The first chapter introduces the basic concepts of wireless communication
channels and multicarrier modulation. In the first part, FBMC modulation is presented.
We provide a detailed description of the modulator and demodulator architecture which
are based on digital signal processing techniques. The last section is devoted to
an overview of the main physical aspects of the recent TEDS ETSI standard for
PMR/PAMR communications, which relies on the FBMC technique.

The core topic of the second chapter is carrier frequency offset recovery (CFO) for FBMC
transmission over time-frequency selective fading channels. After a brief statement
of the problem, we analyse three different frequency estimation algorithms
that arise from the maximum likelihood principle. Specifically the schemes
exhibit an open-loop structure, intended for burst transmissions, and are all based
on the use of known pilot symbols scattered across the transmitted burst.

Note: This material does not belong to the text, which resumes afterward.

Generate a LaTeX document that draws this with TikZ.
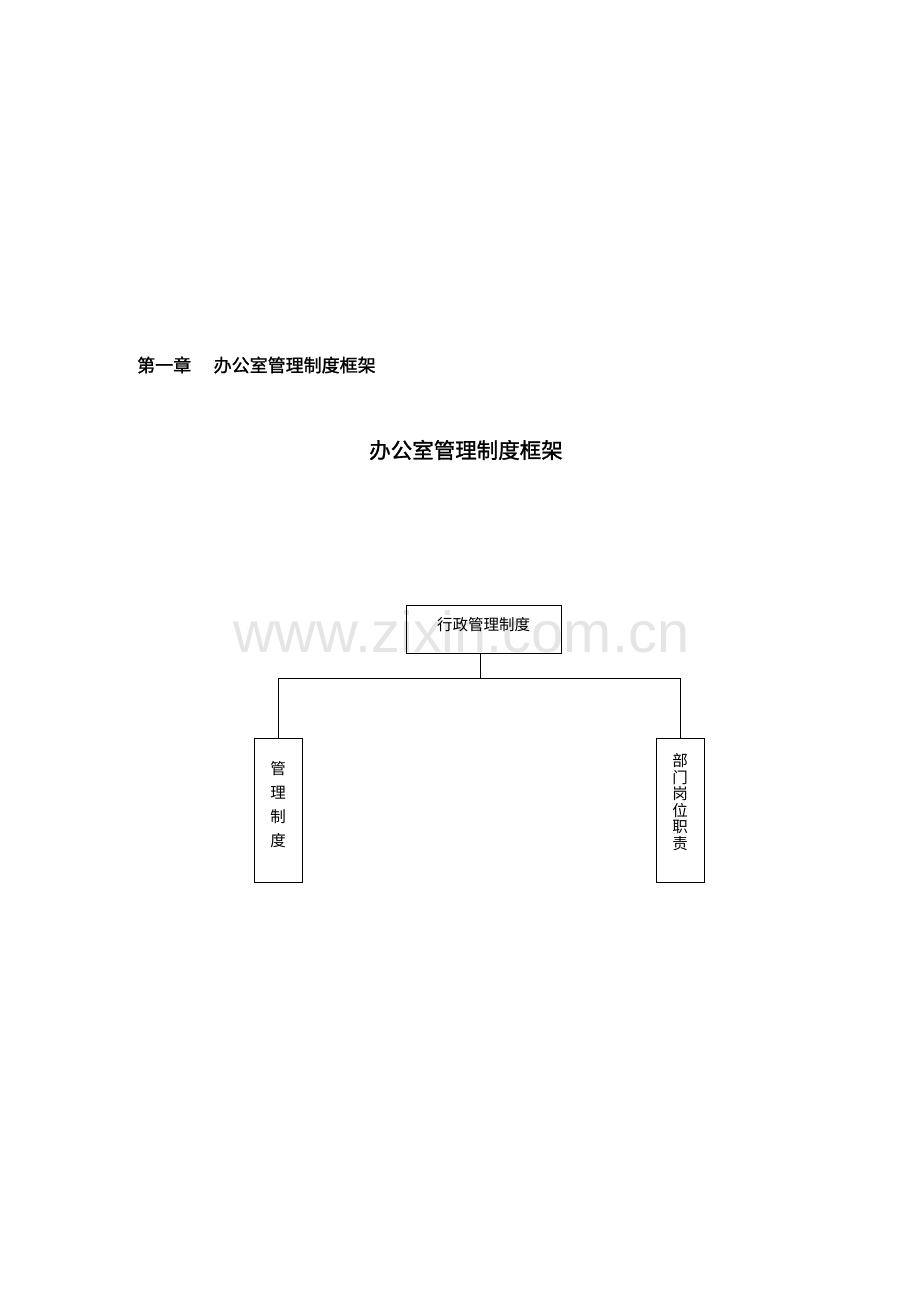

Performance analysis quantifies the accuracy of the proposed algorithms in typical
mobile wireless scenarios, showing they outperform conventional NDA frequency
recovery even combined with a lower computational complexity.

The third chapter deals with receiver design issues for FBMC burst transmission over
doubly selective fading channels with emphasis on synchronization and channel
estimation aspects. Specifically, a ML-derived symbol timing recovery
algorithm is proposed that relies on the transmission of a short known preamble.
The carrier synchronization task is implicitly carried out by a properly
modified Bayesian channel estimation algorithm that exploits pilot symbols uniformly
spaced throughout the subcarriers. The proposed receiver architecture is thoroughly
discussed and the schemes are assessed, evaluating their impact on the
receiver performance in terms of FER in typical mobile wireless channel conditions.